What I meant is it’s just that, a wish list. Subject to amendment for budgetary, among other considerations. Giving a citizens committee, with little input from the people who have to find ways to pay for the plan, the go ahead to plan the park without those considerations was a great starting point to create a wishlist. It was awesome during to election to hear people demanding this plan be started in March and finished by September without realizing how something like the permitting process could hold it up even more than budgeting. Now I hope those folks pay attention.
The Mayor is spot on! How great would it be to have an interactive fountain and other features, not only for our residents to enjoy but to pull in visitors to our great city! I jog the exercise trail on bayshore 3-4 times a week and a fountain to run through and cool off would be perfect, as well as attractive!

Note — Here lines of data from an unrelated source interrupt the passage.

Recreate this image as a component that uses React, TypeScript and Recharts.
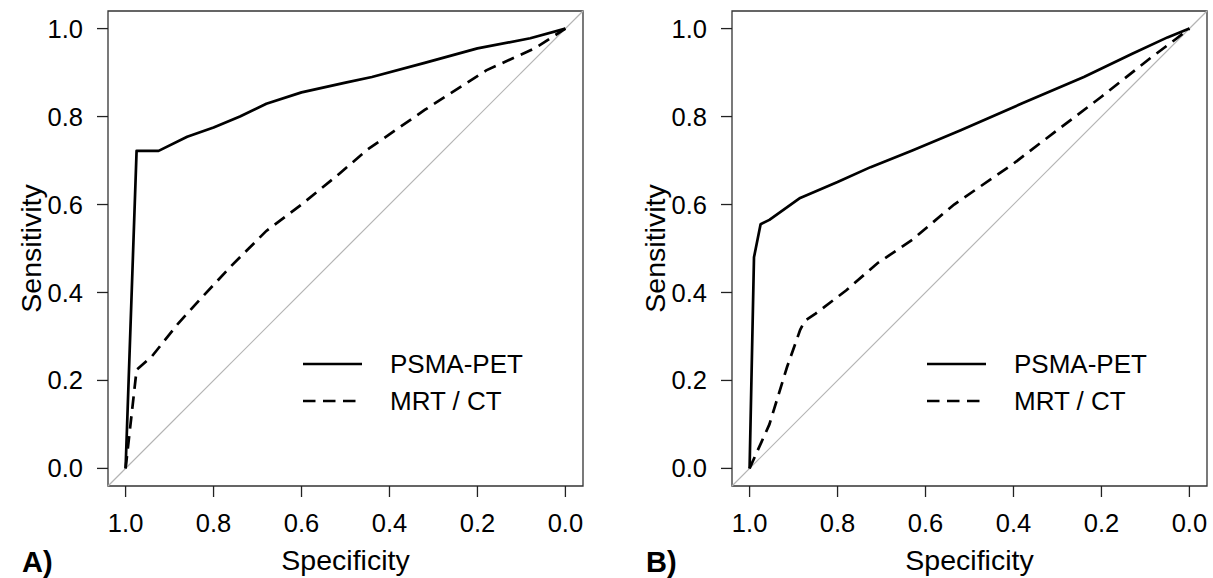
import React from "react";
import {
  Legend,
  Line,
  LineChart,
  ReferenceArea,
  ReferenceLine,
  XAxis,
  YAxis,
} from "recharts";

const FONT = "'Liberation Sans', Arial, sans-serif";

// axis ticks shared by both panels
const TICKS = [0, 0.2, 0.4, 0.6, 0.8, 1.0];

// Panel A
const A_PET_SPEC = [1.0, 0.975, 0.925, 0.86, 0.8, 0.74, 0.68, 0.6, 0.5, 0.44, 0.32, 0.2, 0.08, 0.0];
const A_PET_SENS = [0.0, 0.722, 0.722, 0.754, 0.775, 0.8, 0.829, 0.855, 0.877, 0.89, 0.922, 0.955, 0.978, 1.0];
const A_MRT_SPEC = [1.0, 0.975, 0.94, 0.88, 0.83, 0.76, 0.72, 0.68, 0.6, 0.52, 0.45, 0.32, 0.18, 0.07, 0.0];
const A_MRT_SENS = [0.0, 0.224, 0.255, 0.33, 0.385, 0.46, 0.5, 0.54, 0.6, 0.665, 0.725, 0.815, 0.905, 0.955, 1.0];

// Panel B
const B_PET_SPEC = [1.0, 0.99, 0.975, 0.955, 0.92, 0.885, 0.8, 0.725, 0.63, 0.52, 0.38, 0.24, 0.13, 0.05, 0.0];
const B_PET_SENS = [0.0, 0.48, 0.555, 0.565, 0.59, 0.615, 0.651, 0.685, 0.723, 0.769, 0.83, 0.89, 0.943, 0.98, 1.0];
const B_MRT_SPEC = [1.0, 0.955, 0.915, 0.885, 0.875, 0.85, 0.78, 0.71, 0.63, 0.535, 0.4, 0.34, 0.2, 0.09, 0.03, 0.0];
const B_MRT_SENS = [0.0, 0.1, 0.23, 0.315, 0.335, 0.352, 0.405, 0.466, 0.52, 0.6, 0.693, 0.739, 0.845, 0.932, 0.977, 1.0];

const SERIES = [
  { name: "PSMA-PET", dash: undefined as string | undefined },
  { name: "MRT / CT", dash: "12.5 7.5" },
];

const toPoints = (spec: number[], sens: number[]) =>
  spec.map((s, i) => ({ spec: s, sens: sens[i] }));

const W = 589;
const H = 578;

// legend keeps the series order (recharts sorts by name otherwise)
function renderLegend() {
  return (
    <div style={{ fontFamily: FONT, fontSize: 26, color: "#000" }}>
      {SERIES.map((s) => (
        <div
          key={s.name}
          style={{ display: "flex", alignItems: "center", height: 37, whiteSpace: "nowrap" }}
        >
          <svg width={60} height={8}>
            <line x1={0} x2={59} y1={4} y2={4} stroke="#000" strokeWidth={2.7} strokeDasharray={s.dash} />
          </svg>
          <span style={{ marginLeft: 27 }}>{s.name}</span>
        </div>
      ))}
    </div>
  );
}

function Panel({
  left,
  tag,
  pet,
  mrt,
}: {
  left: number;
  tag: string;
  pet: { spec: number; sens: number }[];
  mrt: { spec: number; sens: number }[];
}) {
  return (
    <div style={{ position: "absolute", left, top: 0 }}>
      <LineChart width={W} height={H} margin={{ top: 11, right: 6, bottom: 12, left: 0 }}>
        <XAxis
          type="number"
          dataKey="spec"
          domain={[-0.04, 1.04]}
          reversed
          ticks={TICKS}
          tickFormatter={(v: number) => v.toFixed(1)}
          allowDataOverflow
          axisLine={false}
          tickSize={11}
          tickMargin={17}
          tickLine={{ stroke: "#222", strokeWidth: 1.3 }}
          tick={{ fill: "#000", fontSize: 25.5, fontFamily: FONT }}
          height={80}
          interval={0}
          label={{
            content: (p: any) => {
              const vb = p.viewBox ?? { x: 108, width: 475 };
              return (
                <g>
                  <text
                    x={vb.x + vb.width / 2}
                    y={570}
                    textAnchor="middle"
                    fontSize={28.5}
                    fontFamily={FONT}
                    fill="#000"
                  >
                    Specificity
                  </text>
                  <text x={22} y={572} fontSize={29} fontWeight="bold" fontFamily={FONT} fill="#000">
                    {tag}
                  </text>
                </g>
              );
            },
          }}
        />
        <YAxis
          type="number"
          dataKey="sens"
          domain={[-0.04, 1.04]}
          ticks={TICKS}
          tickFormatter={(v: number) => v.toFixed(1)}
          allowDataOverflow
          axisLine={false}
          width={108}
          tickSize={11}
          tickMargin={14}
          tickLine={{ stroke: "#222", strokeWidth: 1.3 }}
          tick={{ fill: "#000", fontSize: 25.5, fontFamily: FONT }}
          interval={0}
          label={{
            content: (p: any) => {
              const vb = p.viewBox ?? { y: 11, height: 475 };
              const cy = vb.y + vb.height / 2;
              return (
                <text
                  x={41}
                  y={cy}
                  transform={`rotate(-90, 41, ${cy})`}
                  textAnchor="middle"
                  fontSize={28.5}
                  fontFamily={FONT}
                  fill="#000"
                >
                  Sensitivity
                </text>
              );
            },
          }}
        />
        <ReferenceArea
          x1={1.04}
          x2={-0.04}
          y1={-0.04}
          y2={1.04}
          fill="none"
          stroke="#333"
          strokeWidth={1.3}
        />
        <ReferenceLine
          segment={[
            { x: 1.04, y: -0.04 },
            { x: -0.04, y: 1.04 },
          ]}
          stroke="#b4b4b4"
          strokeWidth={1.2}
        />
        <Line
          data={pet}
          dataKey="sens"
          name={SERIES[0].name}
          type="linear"
          stroke="#000"
          strokeWidth={2.7}
          strokeLinejoin="round"
          dot={false}
          activeDot={false}
          isAnimationActive={false}
        />
        <Line
          data={mrt}
          dataKey="sens"
          name={SERIES[1].name}
          type="linear"
          stroke="#000"
          strokeWidth={2.7}
          strokeDasharray={SERIES[1].dash}
          dot={false}
          activeDot={false}
          isAnimationActive={false}
        />
        <Legend
          layout="horizontal"
          verticalAlign="middle"
          align="center"
          content={renderLegend}
          wrapperStyle={{ left: 303, top: 345.5, width: "auto" }}
        />
      </LineChart>
    </div>
  );
}

export default function App() {
  return (
    <div
      style={{
        position: "absolute",
        left: 0,
        top: 0,
        width: 1213,
        height: 578,
        background: "#fff",
        overflow: "hidden",
      }}
    >
      <Panel left={0} tag="A)" pet={toPoints(A_PET_SPEC, A_PET_SENS)} mrt={toPoints(A_MRT_SPEC, A_MRT_SENS)} />
      <Panel left={624} tag="B)" pet={toPoints(B_PET_SPEC, B_PET_SENS)} mrt={toPoints(B_MRT_SPEC, B_MRT_SENS)} />
    </div>
  );
}
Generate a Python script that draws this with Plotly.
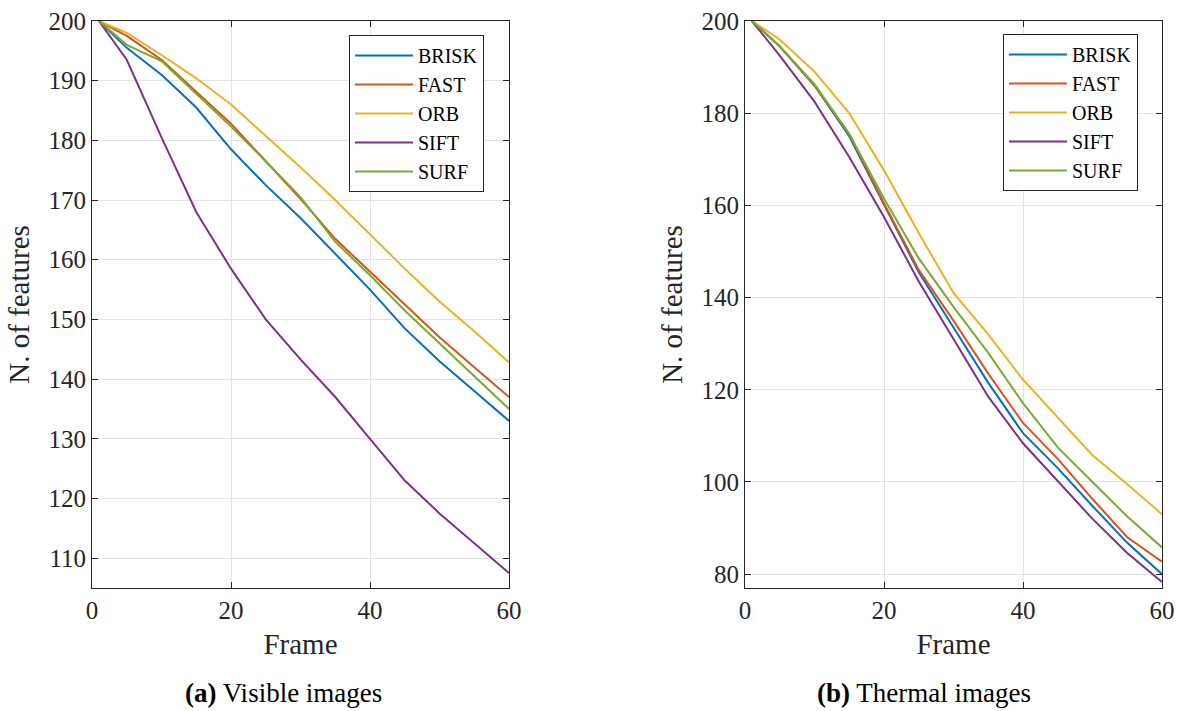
import plotly.graph_objects as go

# frames sampled from the curves
frames = [1, 5, 10, 15, 20, 25, 30, 35, 40, 45, 50, 55, 60]

# (a) visible images
vis_brisk = [200, 195.5, 191.0, 185.5, 178.5, 172.5, 167.0, 161.0, 155.0, 148.5, 143.0, 138.0, 133.0]
vis_fast = [200, 197.5, 193.5, 188.2, 182.8, 176.5, 170.2, 163.5, 158.0, 152.5, 147.0, 142.0, 137.0]
vis_orb = [200, 198.0, 194.3, 190.4, 186.0, 180.8, 175.5, 170.0, 164.2, 158.5, 153.0, 148.0, 142.8]
vis_sift = [200, 193.5, 180.5, 168.0, 158.5, 150.0, 143.3, 137.0, 130.0, 123.0, 117.5, 112.5, 107.5]
vis_surf = [200, 196.0, 193.3, 187.8, 182.3, 176.5, 170.5, 163.0, 157.4, 151.5, 146.0, 140.5, 135.0]

# (b) thermal images
th_brisk = [200, 194.5, 186.0, 175.0, 160.2, 145.5, 133.5, 121.5, 110.6, 103.0, 94.8, 86.8, 80.0]
th_fast = [200, 194.5, 186.0, 175.5, 160.4, 146.0, 135.0, 123.5, 112.8, 105.0, 96.3, 88.0, 82.7]
th_orb = [200, 196.0, 189.0, 180.0, 167.6, 154.0, 141.0, 132.0, 122.2, 114.0, 105.8, 99.5, 93.0]
th_sift = [200, 192.5, 182.5, 170.5, 157.5, 143.5, 131.0, 118.5, 108.4, 100.2, 92.0, 84.6, 78.3]
th_surf = [200, 194.5, 186.3, 175.5, 161.5, 148.5, 138.0, 128.0, 117.1, 107.5, 100.0, 92.5, 85.8]

names = ['BRISK', 'FAST', 'ORB', 'SIFT', 'SURF']
colors = ['#0072BD', '#D95319', '#EDB120', '#7E2F8E', '#77AC30']

left_ticks = [110, 120, 130, 140, 150, 160, 170, 180, 190, 200]
right_ticks = [80, 100, 120, 140, 160, 180, 200]
x_ticks = [0, 20, 40, 60]

FONT = 'Liberation Serif, DejaVu Serif, serif'
AXIS_COLOR = '#262626'
GRID_COLOR = '#e3e3e3'
W, H = 1178, 711


def px(x):
    return x / W


def py(y):
    return 1 - y / H


fig = go.Figure()

visible = [vis_brisk, vis_fast, vis_orb, vis_sift, vis_surf]
thermal = [th_brisk, th_fast, th_orb, th_sift, th_surf]

for name, color, ys in zip(names, colors, visible):
    fig.add_trace(go.Scatter(
        x=frames, y=ys, name=name, mode='lines',
        line=dict(color=color, width=2),
        xaxis='x', yaxis='y', legend='legend'
    ))

for name, color, ys in zip(names, colors, thermal):
    fig.add_trace(go.Scatter(
        x=frames, y=ys, name=name, mode='lines',
        line=dict(color=color, width=2),
        xaxis='x2', yaxis='y2', legend='legend2'
    ))

y_dom = [py(588), py(21)]

axis_common = dict(
    showline=True, linecolor=AXIS_COLOR, linewidth=1, mirror='allticks',
    ticks='inside', ticklen=6, tickcolor=AXIS_COLOR, tickwidth=1,
    showgrid=True, gridcolor=GRID_COLOR, gridwidth=1, zeroline=False,
    automargin=False, ticklabeloverflow='allow',
    tickfont=dict(family=FONT, size=25, color=AXIS_COLOR),
    title_font=dict(family=FONT, size=29, color=AXIS_COLOR),
)

legend_common = dict(
    bgcolor='white', bordercolor=AXIS_COLOR, borderwidth=1,
    font=dict(family=FONT, size=20, color='black'),
    xanchor='left', yanchor='top', tracegroupgap=0, itemwidth=58,
)

fig.update_layout(
    template='none',
    width=W, height=H,
    margin=dict(l=0, r=0, t=0, b=0),
    paper_bgcolor='white', plot_bgcolor='white',
    xaxis=dict(domain=[px(92), px(509)], range=[0, 60], tickvals=x_ticks,
               title=dict(text='Frame', standoff=10), anchor='y', **axis_common),
    yaxis=dict(domain=y_dom, range=[105, 200], tickvals=left_ticks,
               title=dict(text='N. of features', standoff=10), anchor='x', **axis_common),
    xaxis2=dict(domain=[px(745), px(1162)], range=[0, 60], tickvals=x_ticks,
                title=dict(text='Frame', standoff=10), anchor='y2', **axis_common),
    yaxis2=dict(domain=y_dom, range=[77, 200], tickvals=right_ticks,
                title=dict(text='N. of features', standoff=10), anchor='x2', **axis_common),
    legend=dict(x=px(349), y=py(35), **legend_common),
    legend2=dict(x=px(1003), y=py(34), **legend_common),
    annotations=[
        dict(text='<b>(a)</b> Visible images', x=px(283), y=py(693),
             xref='paper', yref='paper', showarrow=False, xanchor='center', yanchor='middle',
             font=dict(family=FONT, size=27, color='black')),
        dict(text='<b>(b)</b> Thermal images', x=px(924), y=py(693),
             xref='paper', yref='paper', showarrow=False, xanchor='center', yanchor='middle',
             font=dict(family=FONT, size=27, color='black')),
    ],
)

# drop the default page margin so the figure fills the window exactly
fig.write_html('out.html', config={'displayModeBar': False},
               post_script="document.body.style.margin = '0';")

Build us a launch for paddleboards, kayaks, sunfish and prams! And it is defiantly okay to take your time! A small boat drop off point could be installed on either side of the pier. Actually to the right of the pier might be better. A wash down or outside shower would be excellent. Call it a interactive fountain if you like. As the bay gets cleaner more and more boats will come. Trailer parking would help. Keep as much grass as possible!
I think Mayor Steingold is on the right track. We do need to think long-term about how to turn Safety Harbor into more of a destination spot and building the waterfront park should be done so with that in mind. I think an interactive fountain is a neat idea, but before I say “yay” or “nay” to the idea I’d like to see a plan for the entire park. Does the council have at least a basic plan for the park? What are the “must have” features of the park?
I think something like a splash pad, interactive fountain, or community pool is long overdue. Dunedin, Largo, Clearwater, Oldsmar, etc. all have community features like that, leaving us far behind.
I just want to see a water feature that we can actually use and enjoy. It is insane to me that we live in a city surrounded by water with no place to actually play in water. We have no city pool, no city splash pad, no actual beach.